▸ **WRITTEN PROBLEM**
Copy out every line that contains "matplotlib".

--- START OF SUPPLIED INFORMATION ---

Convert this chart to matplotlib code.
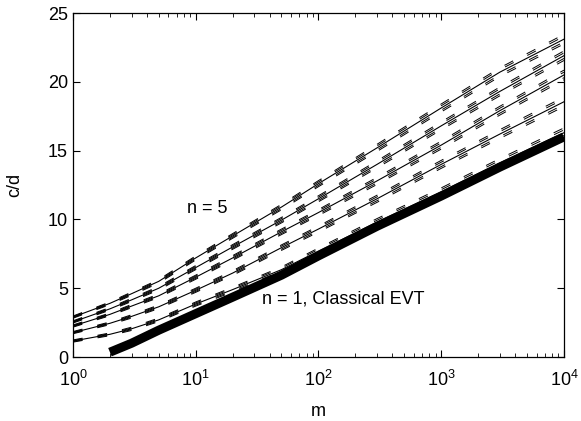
import numpy as np
import matplotlib
matplotlib.use("Agg")
import matplotlib.pyplot as plt

plt.rcParams['font.family'] = ['Liberation Sans', 'DejaVu Sans']
plt.rcParams['mathtext.fontset'] = 'custom'
plt.rcParams['mathtext.rm'] = 'Liberation Sans'
plt.rcParams['lines.scale_dashes'] = False

# sample points along m
m = [1, 2, 3, 5, 10, 20, 50, 100, 300, 1000, 3000, 10000]

# c/d for n = 1..5
cd_n1 = [1.16, 1.65, 2.05, 2.70, 3.85, 4.90, 6.35, 7.70, 9.80, 12.0, 14.1, 16.3]
cd_n2 = [1.77, 2.45, 2.95, 3.65, 4.85, 6.10, 7.95, 9.30, 11.5, 14.0, 16.2, 18.55]
cd_n3 = [2.25, 3.10, 3.70, 4.45, 5.80, 7.20, 9.10, 10.5, 12.8, 15.4, 17.9, 20.5]
cd_n4 = [2.55, 3.50, 4.15, 5.00, 6.50, 8.00, 9.95, 11.5, 14.0, 16.8, 19.3, 21.9]
cd_n5 = [2.90, 3.90, 4.60, 5.50, 7.20, 8.80, 10.9, 12.6, 15.2, 18.1, 20.7, 23.1]
curves = [cd_n1, cd_n2, cd_n3, cd_n4, cd_n5]

# spread of the dashed lines around each curve
band_inner = [0.04, 0.05, 0.06, 0.07, 0.08, 0.09, 0.11, 0.12, 0.14, 0.16, 0.18, 0.20]
band_outer = [0.08, 0.10, 0.12, 0.13, 0.15, 0.17, 0.20, 0.22, 0.26, 0.29, 0.32, 0.35]

# classical EVT (thick line)
m_evt = [2, 3, 5, 10, 20, 50, 100, 300, 1000, 3000, 10000]
cd_evt = [0.35, 1.0, 1.95, 3.15, 4.35, 5.95, 7.35, 9.5, 11.7, 13.8, 16.0]

fig = plt.figure(figsize=(5.81, 4.21), dpi=100)
ax = fig.add_axes([0.1256, 0.152, 0.845, 0.817])

ax.plot(m_evt, cd_evt, color='black', lw=6.5, solid_capstyle='butt')

for c in curves:
    c = np.array(c)
    ax.plot(m, c, color='black', lw=0.8)
    for b in (band_inner, band_outer):
        b = np.array(b)
        ax.plot(m, c + b, color='black', lw=0.7, dashes=(7, 11))
        ax.plot(m, c - b, color='black', lw=0.7, dashes=(7, 11))

ax.text(12.5, 10.8, 'n = 5', fontsize=13, ha='center', va='center')
ax.text(35, 4.25, 'n = 1, Classical EVT', fontsize=13, ha='left', va='center')

ax.set_xscale('log')
ax.set_xlim(1, 1e4)
ax.set_ylim(0, 25)
ax.set_yticks([0, 5, 10, 15, 20, 25])
ax.set_xlabel('m', fontsize=13, labelpad=10)
ax.set_ylabel('c/d', fontsize=13, labelpad=18)
ax.tick_params(which='both', direction='in', top=True, right=True, labelsize=13)
ax.tick_params(axis='x', which='major', pad=9)
ax.tick_params(which='major', length=5)
ax.tick_params(which='minor', length=3)
for s in ax.spines.values():
    s.set_linewidth(0.9)

plt.savefig("out.png", dpi=100)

--- END OF SUPPLIED INFORMATION ---

▸ **OUTPUT OF THE EXERCISE**
Convert this chart to matplotlib code.
import matplotlib
matplotlib.use("Agg")
import matplotlib.pyplot as plt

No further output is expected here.